Pictures excluded, return the lines below from the first through the line holding "(h2) at (410,107)".

[start]

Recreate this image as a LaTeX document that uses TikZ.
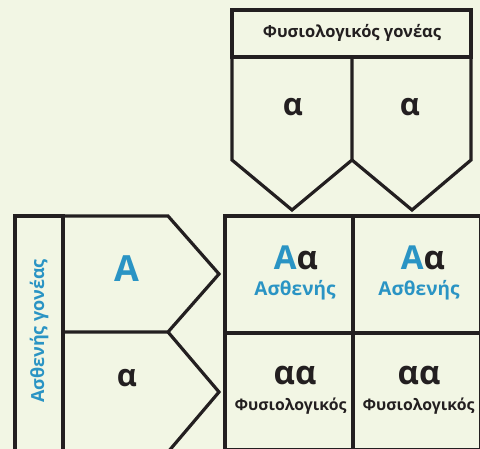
\documentclass[tikz,border=0pt]{standalone}
\usepackage{fontspec}
\setmainfont{Open Sans}
\begin{document}
\begin{tikzpicture}[
  x=1pt,y=-1pt,
  font=\bfseries,
  frame/.style={draw=linec,line width=3.2pt,line join=miter},
  big/.style={font=\bfseries\fontsize{#1}{30}\selectfont,text=linec},
  big/.default=33,
  head/.style={font=\bfseries\fontsize{16.5}{17}\selectfont,text=linec},
  pheno/.style={font=\bfseries\fontsize{#1}{16}\selectfont,inner sep=0pt}]

  \definecolor{bgc}{RGB}{242,246,228}
  \definecolor{linec}{RGB}{35,31,32}
  \definecolor{bluec}{RGB}{42,148,196}

  % ---- background ----
  \fill[bgc] (0,0) rectangle (480,449);
  \clip (0,0) rectangle (480,449);

  % ---- healthy parent (top) ----
  \draw[frame] (232,10) rectangle (471,57);
  \draw[frame] (232,57) -- (232,160) -- (292,210) -- (352,160) -- (352,57);
  \draw[frame] (352,160) -- (412,210) -- (471,160) -- (471,57);
  \node[head] (hlab) at (352,33) {Φυσιολογικός γονέας};
  \node[big=31] (h1) at (293,107) {α};
  \node[big=31] (h2) at (410,107) {α};

  % ---- sick parent (left) ----
  \draw[frame] (15,216) rectangle (63,460);
  \draw[frame] (63,216) -- (168,216) -- (219,274) -- (168,332) -- (63,332);
  \draw[frame] (168,332) -- (219,392) -- (168,452) -- (63,452);
  \draw[frame] (63,216) -- (63,460);
  \node[pheno=18,text=bluec,rotate=90] (slab) at (39,331) {Ασθενής γονέας};
  \node[big=36,text=bluec] (s1) at (127,269) {A};
  \node[big=31] (s2) at (127,378) {α};

  % ---- punnett grid ----
  \draw[frame] (225,216) rectangle (481,450);
  \draw[frame] (225,333) -- (481,333);
  \draw[frame] (353,216) -- (353,460);

  \node[big] (c11) at (296,258) {\textcolor{bluec}{A}α};
  \node[pheno=19,text=bluec] (p11) at (295,290) {Ασθενής};
  \node[big] (c12) at (423,258) {\textcolor{bluec}{A}α};
  \node[pheno=19,text=bluec] (p12) at (419,290) {Ασθενής};
  \node[big] (c21) at (295,376) {αα};
  \node[pheno=15.8,text=linec] (p21) at (290.5,406) {Φυσιολογικός};
  \node[big] (c22) at (419,376) {αα};
  \node[pheno=15.8,text=linec] (p22) at (418.5,406) {Φυσιολογικός};
\end{tikzpicture}
\end{document}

[end]

◆ **ANSWER IN FULL**
Recreate this image as a LaTeX document that uses TikZ.
\documentclass[tikz,border=0pt]{standalone}
\usepackage{fontspec}
\setmainfont{Open Sans}
\begin{document}
\begin{tikzpicture}[
  x=1pt,y=-1pt,
  font=\bfseries,
  frame/.style={draw=linec,line width=3.2pt,line join=miter},
  big/.style={font=\bfseries\fontsize{#1}{30}\selectfont,text=linec},
  big/.default=33,
  head/.style={font=\bfseries\fontsize{16.5}{17}\selectfont,text=linec},
  pheno/.style={font=\bfseries\fontsize{#1}{16}\selectfont,inner sep=0pt}]

  \definecolor{bgc}{RGB}{242,246,228}
  \definecolor{linec}{RGB}{35,31,32}
  \definecolor{bluec}{RGB}{42,148,196}

  % ---- background ----
  \fill[bgc] (0,0) rectangle (480,449);
  \clip (0,0) rectangle (480,449);

  % ---- healthy parent (top) ----
  \draw[frame] (232,10) rectangle (471,57);
  \draw[frame] (232,57) -- (232,160) -- (292,210) -- (352,160) -- (352,57);
  \draw[frame] (352,160) -- (412,210) -- (471,160) -- (471,57);
  \node[head] (hlab) at (352,33) {Φυσιολογικός γονέας};
  \node[big=31] (h1) at (293,107) {α};
  \node[big=31] (h2) at (410,107) {α};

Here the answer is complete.